### Information shown
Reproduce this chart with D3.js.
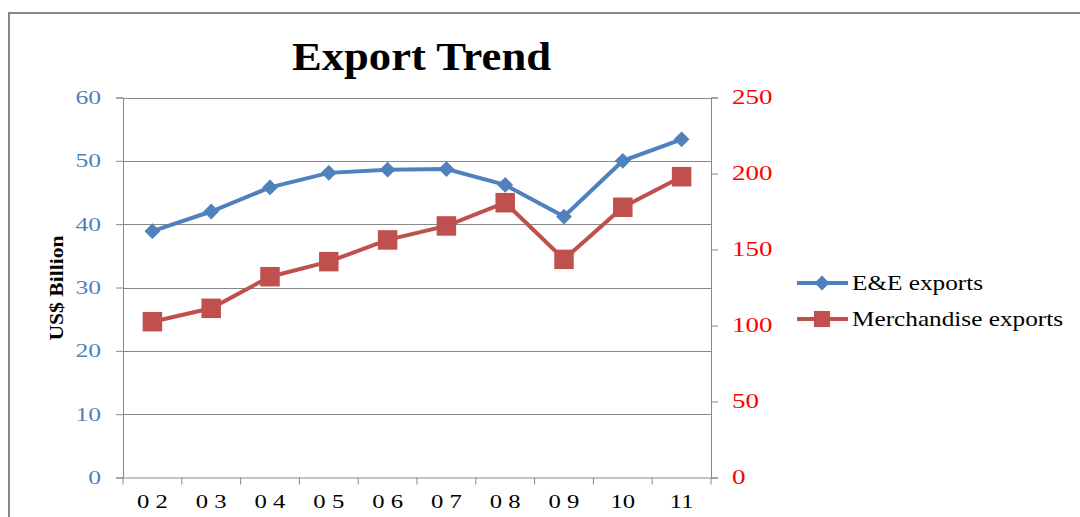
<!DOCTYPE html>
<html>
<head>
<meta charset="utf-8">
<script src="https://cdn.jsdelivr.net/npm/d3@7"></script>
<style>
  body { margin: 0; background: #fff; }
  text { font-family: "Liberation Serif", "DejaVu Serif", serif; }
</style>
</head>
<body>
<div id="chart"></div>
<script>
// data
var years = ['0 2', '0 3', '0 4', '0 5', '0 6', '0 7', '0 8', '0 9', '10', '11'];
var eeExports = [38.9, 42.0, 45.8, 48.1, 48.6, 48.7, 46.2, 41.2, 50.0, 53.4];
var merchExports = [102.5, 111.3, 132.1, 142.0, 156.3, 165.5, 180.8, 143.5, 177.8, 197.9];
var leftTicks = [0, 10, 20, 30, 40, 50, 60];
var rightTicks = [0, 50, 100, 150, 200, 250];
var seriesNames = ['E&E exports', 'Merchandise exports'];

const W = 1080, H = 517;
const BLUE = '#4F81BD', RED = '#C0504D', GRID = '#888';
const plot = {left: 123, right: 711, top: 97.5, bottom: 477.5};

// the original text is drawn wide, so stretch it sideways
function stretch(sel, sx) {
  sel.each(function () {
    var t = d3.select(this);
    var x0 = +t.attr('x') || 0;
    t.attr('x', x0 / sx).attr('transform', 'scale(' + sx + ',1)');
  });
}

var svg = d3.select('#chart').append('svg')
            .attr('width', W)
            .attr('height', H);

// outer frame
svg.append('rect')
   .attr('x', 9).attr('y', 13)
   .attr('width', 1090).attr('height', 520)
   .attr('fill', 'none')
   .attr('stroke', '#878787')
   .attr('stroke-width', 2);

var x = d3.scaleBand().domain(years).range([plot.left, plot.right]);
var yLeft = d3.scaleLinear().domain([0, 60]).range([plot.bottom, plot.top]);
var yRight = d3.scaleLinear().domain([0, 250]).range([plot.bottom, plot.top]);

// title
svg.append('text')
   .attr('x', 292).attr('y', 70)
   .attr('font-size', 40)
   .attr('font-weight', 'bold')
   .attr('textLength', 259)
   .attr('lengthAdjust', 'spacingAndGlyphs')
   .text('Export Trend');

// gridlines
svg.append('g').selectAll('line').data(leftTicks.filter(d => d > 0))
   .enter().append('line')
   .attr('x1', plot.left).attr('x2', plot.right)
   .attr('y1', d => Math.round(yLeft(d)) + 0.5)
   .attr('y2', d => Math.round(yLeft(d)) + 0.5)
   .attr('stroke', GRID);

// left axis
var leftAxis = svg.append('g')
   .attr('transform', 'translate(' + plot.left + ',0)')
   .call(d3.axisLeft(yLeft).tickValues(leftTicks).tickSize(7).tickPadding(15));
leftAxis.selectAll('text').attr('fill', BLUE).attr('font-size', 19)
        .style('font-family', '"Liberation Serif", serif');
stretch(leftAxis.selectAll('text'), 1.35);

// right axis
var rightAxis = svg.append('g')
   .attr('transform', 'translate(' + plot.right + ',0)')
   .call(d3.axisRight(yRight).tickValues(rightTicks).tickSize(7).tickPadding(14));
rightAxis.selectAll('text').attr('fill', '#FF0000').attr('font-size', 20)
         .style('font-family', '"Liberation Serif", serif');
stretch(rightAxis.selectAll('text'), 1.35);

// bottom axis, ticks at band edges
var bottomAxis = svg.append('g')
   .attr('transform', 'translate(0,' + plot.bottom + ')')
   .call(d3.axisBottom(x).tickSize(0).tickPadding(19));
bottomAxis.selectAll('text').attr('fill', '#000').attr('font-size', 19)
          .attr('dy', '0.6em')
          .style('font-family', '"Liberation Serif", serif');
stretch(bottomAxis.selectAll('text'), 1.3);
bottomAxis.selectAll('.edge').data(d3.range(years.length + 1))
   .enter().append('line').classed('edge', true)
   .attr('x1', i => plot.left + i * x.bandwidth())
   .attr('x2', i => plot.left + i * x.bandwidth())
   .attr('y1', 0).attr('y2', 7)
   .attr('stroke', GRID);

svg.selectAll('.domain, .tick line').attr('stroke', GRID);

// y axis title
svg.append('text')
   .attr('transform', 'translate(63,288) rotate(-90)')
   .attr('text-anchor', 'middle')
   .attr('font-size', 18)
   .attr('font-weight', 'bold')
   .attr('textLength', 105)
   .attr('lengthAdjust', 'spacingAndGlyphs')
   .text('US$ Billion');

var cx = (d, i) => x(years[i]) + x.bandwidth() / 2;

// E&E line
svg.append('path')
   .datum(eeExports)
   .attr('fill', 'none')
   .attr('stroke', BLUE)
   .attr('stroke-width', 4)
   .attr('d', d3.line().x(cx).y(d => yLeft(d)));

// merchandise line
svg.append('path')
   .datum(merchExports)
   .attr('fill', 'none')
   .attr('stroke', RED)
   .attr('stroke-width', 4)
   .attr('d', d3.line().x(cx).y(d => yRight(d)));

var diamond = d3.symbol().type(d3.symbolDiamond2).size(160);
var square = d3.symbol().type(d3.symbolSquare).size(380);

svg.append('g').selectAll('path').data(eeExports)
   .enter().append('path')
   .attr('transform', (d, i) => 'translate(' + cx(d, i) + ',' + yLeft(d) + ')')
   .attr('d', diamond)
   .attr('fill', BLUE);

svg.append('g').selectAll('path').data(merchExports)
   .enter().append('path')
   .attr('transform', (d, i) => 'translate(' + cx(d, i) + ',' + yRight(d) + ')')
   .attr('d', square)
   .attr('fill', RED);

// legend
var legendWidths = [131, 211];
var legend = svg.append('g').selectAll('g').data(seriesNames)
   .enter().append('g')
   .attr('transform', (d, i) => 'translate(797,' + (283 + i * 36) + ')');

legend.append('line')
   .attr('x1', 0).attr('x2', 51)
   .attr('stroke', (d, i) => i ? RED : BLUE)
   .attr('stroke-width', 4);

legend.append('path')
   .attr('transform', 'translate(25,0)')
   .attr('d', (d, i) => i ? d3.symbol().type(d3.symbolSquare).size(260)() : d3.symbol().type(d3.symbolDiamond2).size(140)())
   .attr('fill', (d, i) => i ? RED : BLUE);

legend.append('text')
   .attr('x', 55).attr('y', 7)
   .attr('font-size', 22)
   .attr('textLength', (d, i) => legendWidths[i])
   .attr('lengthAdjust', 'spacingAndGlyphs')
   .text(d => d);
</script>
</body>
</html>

### Task to carry out
From the listing, extract all text exactly as given and drop any picture.

### Task response
Reproduce this chart with D3.js.
<!DOCTYPE html>
<html>
<head>
<meta charset="utf-8">
<script src="https://cdn.jsdelivr.net/npm/d3@7"></script>
<style>
  body { margin: 0; background: #fff; }
  text { font-family: "Liberation Serif", "DejaVu Serif", serif; }
</style>
</head>
<body>
<div id="chart"></div>
<script>
// data
var years = ['0 2', '0 3', '0 4', '0 5', '0 6', '0 7', '0 8', '0 9', '10', '11'];
var eeExports = [38.9, 42.0, 45.8, 48.1, 48.6, 48.7, 46.2, 41.2, 50.0, 53.4];
var merchExports = [102.5, 111.3, 132.1, 142.0, 156.3, 165.5, 180.8, 143.5, 177.8, 197.9];
var leftTicks = [0, 10, 20, 30, 40, 50, 60];
var rightTicks = [0, 50, 100, 150, 200, 250];
var seriesNames = ['E&E exports', 'Merchandise exports'];

const W = 1080, H = 517;
const BLUE = '#4F81BD', RED = '#C0504D', GRID = '#888';
const plot = {left: 123, right: 711, top: 97.5, bottom: 477.5};

// the original text is drawn wide, so stretch it sideways
function stretch(sel, sx) {
  sel.each(function () {
    var t = d3.select(this);
    var x0 = +t.attr('x') || 0;
    t.attr('x', x0 / sx).attr('transform', 'scale(' + sx + ',1)');
  });
}

var svg = d3.select('#chart').append('svg')
            .attr('width', W)
            .attr('height', H);

// outer frame
svg.append('rect')
   .attr('x', 9).attr('y', 13)
   .attr('width', 1090).attr('height', 520)
   .attr('fill', 'none')
   .attr('stroke', '#878787')
   .attr('stroke-width', 2);

var x = d3.scaleBand().domain(years).range([plot.left, plot.right]);
var yLeft = d3.scaleLinear().domain([0, 60]).range([plot.bottom, plot.top]);
var yRight = d3.scaleLinear().domain([0, 250]).range([plot.bottom, plot.top]);

// title
svg.append('text')
   .attr('x', 292).attr('y', 70)
   .attr('font-size', 40)
   .attr('font-weight', 'bold')
   .attr('textLength', 259)
   .attr('lengthAdjust', 'spacingAndGlyphs')
   .text('Export Trend');

// gridlines
svg.append('g').selectAll('line').data(leftTicks.filter(d => d > 0))
   .enter().append('line')
   .attr('x1', plot.left).attr('x2', plot.right)
   .attr('y1', d => Math.round(yLeft(d)) + 0.5)
   .attr('y2', d => Math.round(yLeft(d)) + 0.5)
   .attr('stroke', GRID);

// left axis
var leftAxis = svg.append('g')
   .attr('transform', 'translate(' + plot.left + ',0)')
   .call(d3.axisLeft(yLeft).tickValues(leftTicks).tickSize(7).tickPadding(15));
leftAxis.selectAll('text').attr('fill', BLUE).attr('font-size', 19)
        .style('font-family', '"Liberation Serif", serif');
stretch(leftAxis.selectAll('text'), 1.35);

// right axis
var rightAxis = svg.append('g')
   .attr('transform', 'translate(' + plot.right + ',0)')
   .call(d3.axisRight(yRight).tickValues(rightTicks).tickSize(7).tickPadding(14));
rightAxis.selectAll('text').attr('fill', '#FF0000').attr('font-size', 20)
         .style('font-family', '"Liberation Serif", serif');
stretch(rightAxis.selectAll('text'), 1.35);

// bottom axis, ticks at band edges
var bottomAxis = svg.append('g')
   .attr('transform', 'translate(0,' + plot.bottom + ')')
   .call(d3.axisBottom(x).tickSize(0).tickPadding(19));
bottomAxis.selectAll('text').attr('fill', '#000').attr('font-size', 19)
          .attr('dy', '0.6em')
          .style('font-family', '"Liberation Serif", serif');
stretch(bottomAxis.selectAll('text'), 1.3);
bottomAxis.selectAll('.edge').data(d3.range(years.length + 1))
   .enter().append('line').classed('edge', true)
   .attr('x1', i => plot.left + i * x.bandwidth())
   .attr('x2', i => plot.left + i * x.bandwidth())
   .attr('y1', 0).attr('y2', 7)
   .attr('stroke', GRID);

svg.selectAll('.domain, .tick line').attr('stroke', GRID);

// y axis title
svg.append('text')
   .attr('transform', 'translate(63,288) rotate(-90)')
   .attr('text-anchor', 'middle')
   .attr('font-size', 18)
   .attr('font-weight', 'bold')
   .attr('textLength', 105)
   .attr('lengthAdjust', 'spacingAndGlyphs')
   .text('US$ Billion');

var cx = (d, i) => x(years[i]) + x.bandwidth() / 2;

// E&E line
svg.append('path')
   .datum(eeExports)
   .attr('fill', 'none')
   .attr('stroke', BLUE)
   .attr('stroke-width', 4)
   .attr('d', d3.line().x(cx).y(d => yLeft(d)));

// merchandise line
svg.append('path')
   .datum(merchExports)
   .attr('fill', 'none')
   .attr('stroke', RED)
   .attr('stroke-width', 4)
   .attr('d', d3.line().x(cx).y(d => yRight(d)));

var diamond = d3.symbol().type(d3.symbolDiamond2).size(160);
var square = d3.symbol().type(d3.symbolSquare).size(380);

svg.append('g').selectAll('path').data(eeExports)
   .enter().append('path')
   .attr('transform', (d, i) => 'translate(' + cx(d, i) + ',' + yLeft(d) + ')')
   .attr('d', diamond)
   .attr('fill', BLUE);

svg.append('g').selectAll('path').data(merchExports)
   .enter().append('path')
   .attr('transform', (d, i) => 'translate(' + cx(d, i) + ',' + yRight(d) + ')')
   .attr('d', square)
   .attr('fill', RED);

// legend
var legendWidths = [131, 211];
var legend = svg.append('g').selectAll('g').data(seriesNames)
   .enter().append('g')
   .attr('transform', (d, i) => 'translate(797,' + (283 + i * 36) + ')');

legend.append('line')
   .attr('x1', 0).attr('x2', 51)
   .attr('stroke', (d, i) => i ? RED : BLUE)
   .attr('stroke-width', 4);

legend.append('path')
   .attr('transform', 'translate(25,0)')
   .attr('d', (d, i) => i ? d3.symbol().type(d3.symbolSquare).size(260)() : d3.symbol().type(d3.symbolDiamond2).size(140)())
   .attr('fill', (d, i) => i ? RED : BLUE);

legend.append('text')
   .attr('x', 55).attr('y', 7)
   .attr('font-size', 22)
   .attr('textLength', (d, i) => legendWidths[i])
   .attr('lengthAdjust', 'spacingAndGlyphs')
   .text(d => d);
</script>
</body>
</html>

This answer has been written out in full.